BT: That’s a tough one. Often times parents don’t see the value of what we do. What they do see is that their child is eager and engaged in an activity. That they are willing to get up early and get themselves ready for Abantey. That they are reading and actively working on building characters. They are amazed that their kids love the program, and yet talk about how we are firm and strict about some things (no bullying, respect others). Eventually, they see that we’ve helped their child become an independent, responsible person.
Why we don’t use RPGs more here, unlike in many other countries… that’s a tough one. I have many, many opinions. I think much of it has to do with the US liking ‘easy’ and quick things. The shift to the ‘programmable’ citizen who buys what they are told to, who follows the rules, who doesn’t ask questions. But that’s pretty controversial.
TMC: Even when playing RPGs with good friends, I find that the beginning of the adventure (when characters typically meet or gather together to embark on a quest) is the toughest part of an RPG. It’s even more intimidating when the characters and players are all new to each other. How do you handle this with your groups?

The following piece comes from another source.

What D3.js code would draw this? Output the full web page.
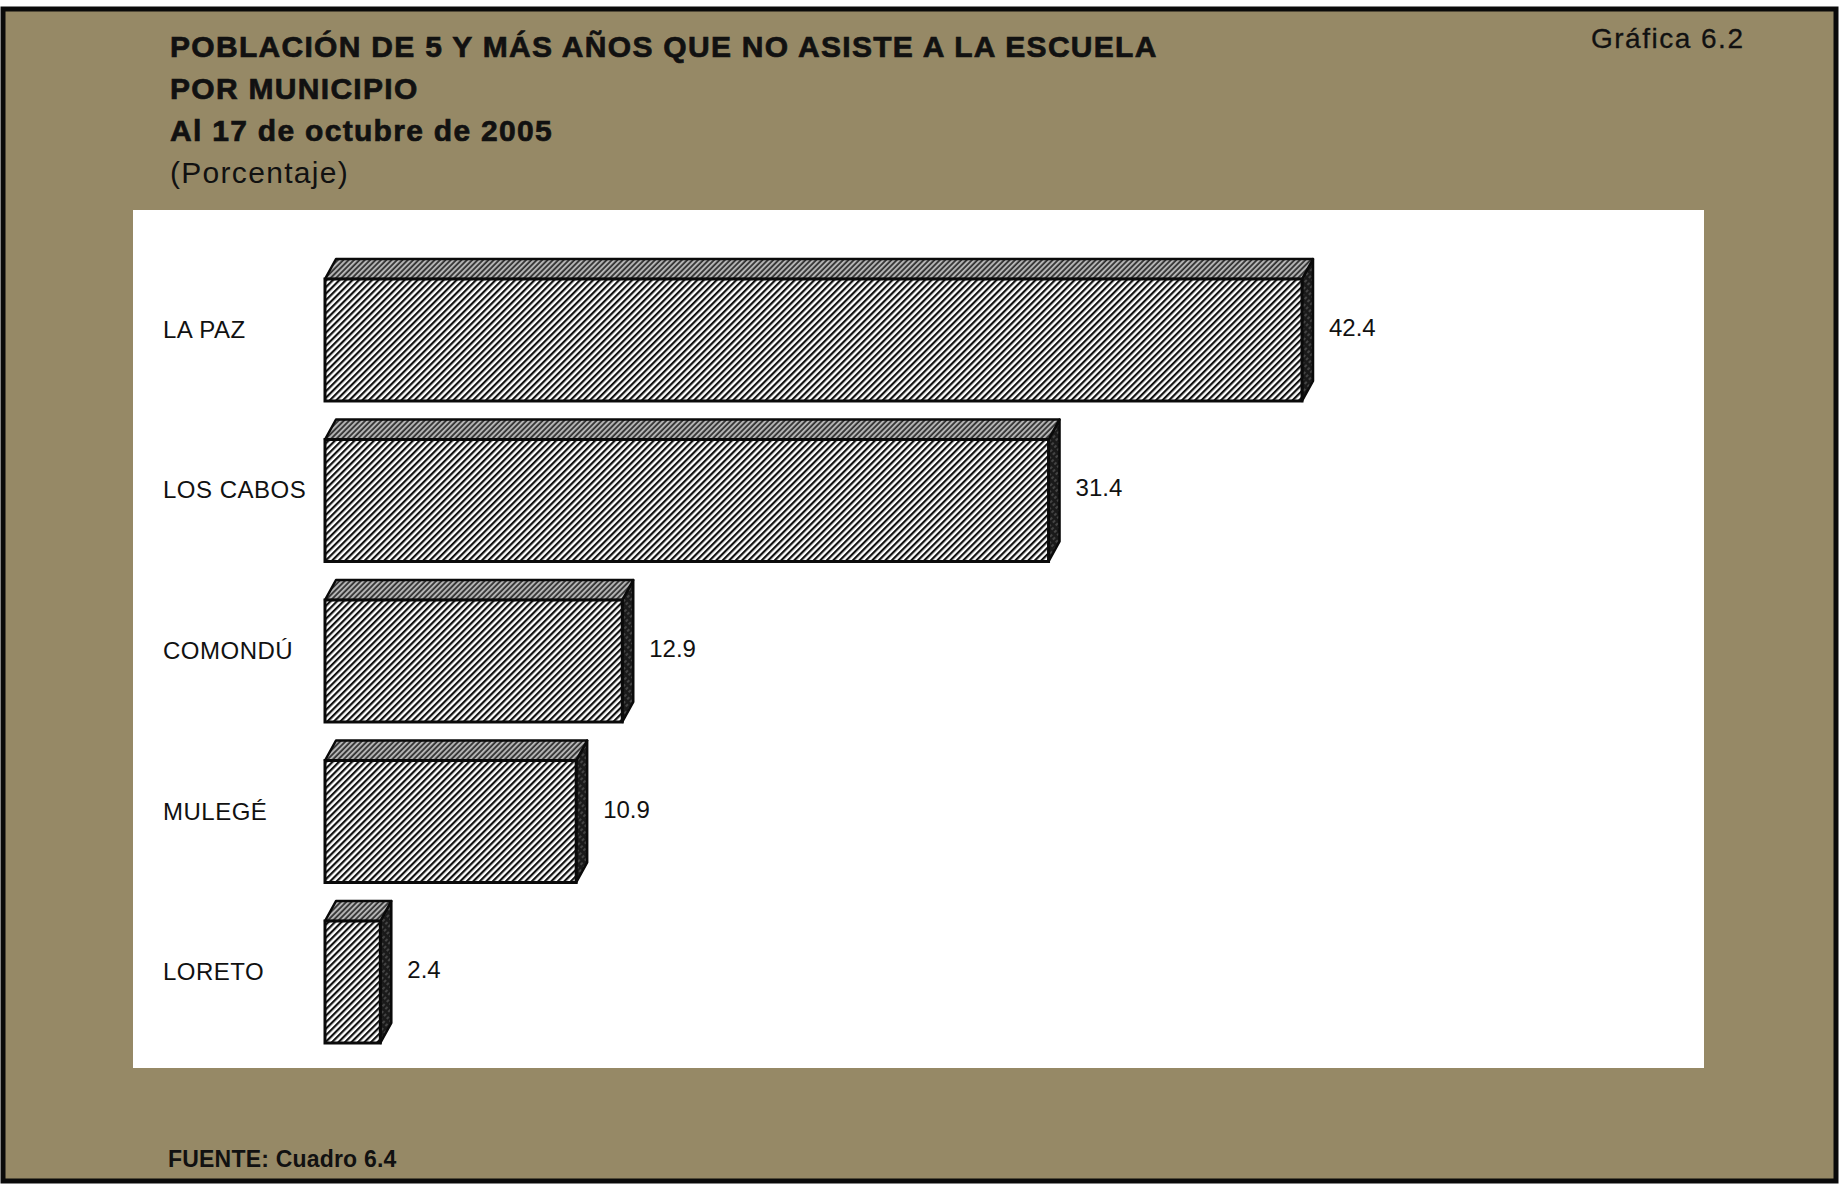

BT: 🙂 That’s always a challenge! Frankly, we often fall back on the classic ‘so, you’re hanging out at a bar/park/restaurant when suddenly…’. A great way is to ‘start it with a bang,’ to quickly put all the characters into a situation where they must form a commonality to survive. When I have time, I like to have the players make characters from the same town, or same family. It helps that in our world there are stories of past games that are shared about, and we often connect our current games to past missions. This gives the kids a ‘connection’ to the game.
TMC: Why do you think there’s such a stigma about people who play RPGs, particularly among kids? What can we do to change that?

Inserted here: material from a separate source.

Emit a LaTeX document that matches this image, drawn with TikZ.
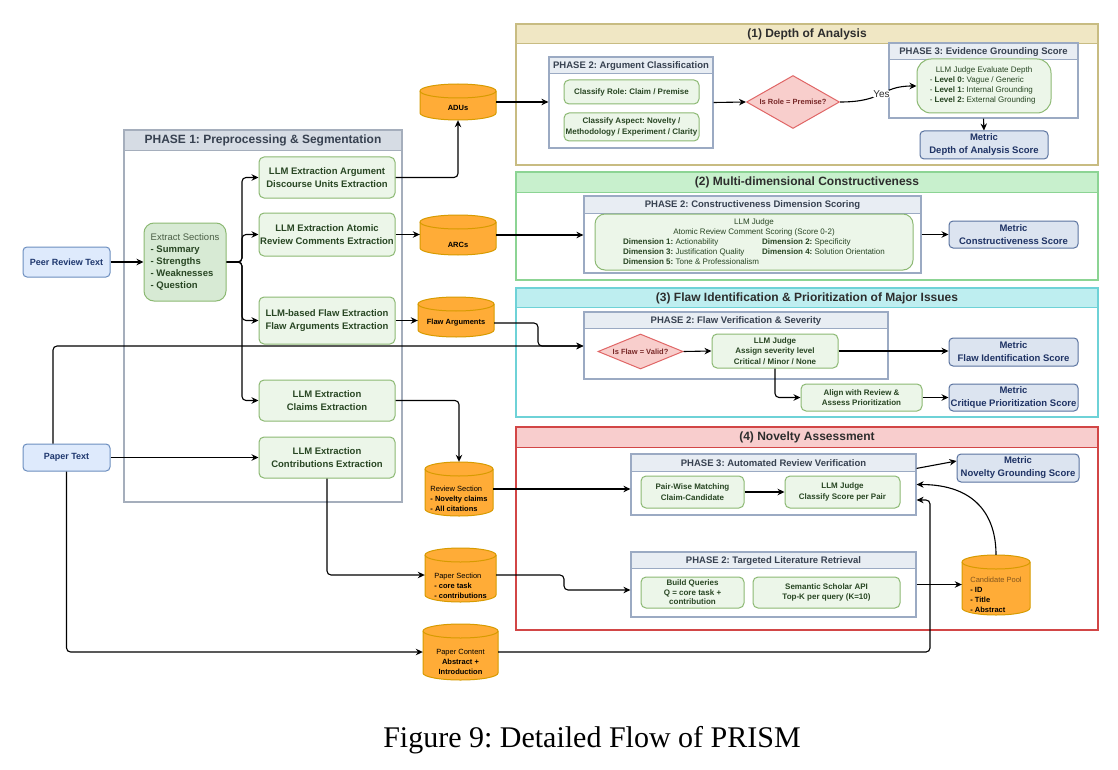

BT: I don’t think there is as much stigma as there used to be, mostly as a result of the growing mainstreaming of video games.
However, I think a good way to decrease the stigma is modeling – the more we can break stereotypes of what a gamer is, their gender, their physicality, their job choices – the more we can reduce the stigma. Look at the football team that plays Settlers of Cataan. Look at Vin Diesel (plays D&D), Robin Williams (played Warhammer) and I’m sure there are many more.
TMC: I know a lot of people who love RPGs of various types and would love to make a living running games in some capacity. What is your advice to them?
BT: Oh boy.
It’s not enough to love games, to be good at running them, you must also be good at being a ‘professional.’ Whether you’re going to work with kids or with adults, you will need to not only have the skills to act and think professionally, you’ll need good business savvy to keep things going and to expand your business. But most importantly, your games can’t suck! Be a good storyteller. Learn people skills. Develop a subtle hand for running a story and for ‘working’ your group. Be fair. Be kind. Be honest and critical with yourself. Look for and take constructive criticism. Be willing to change.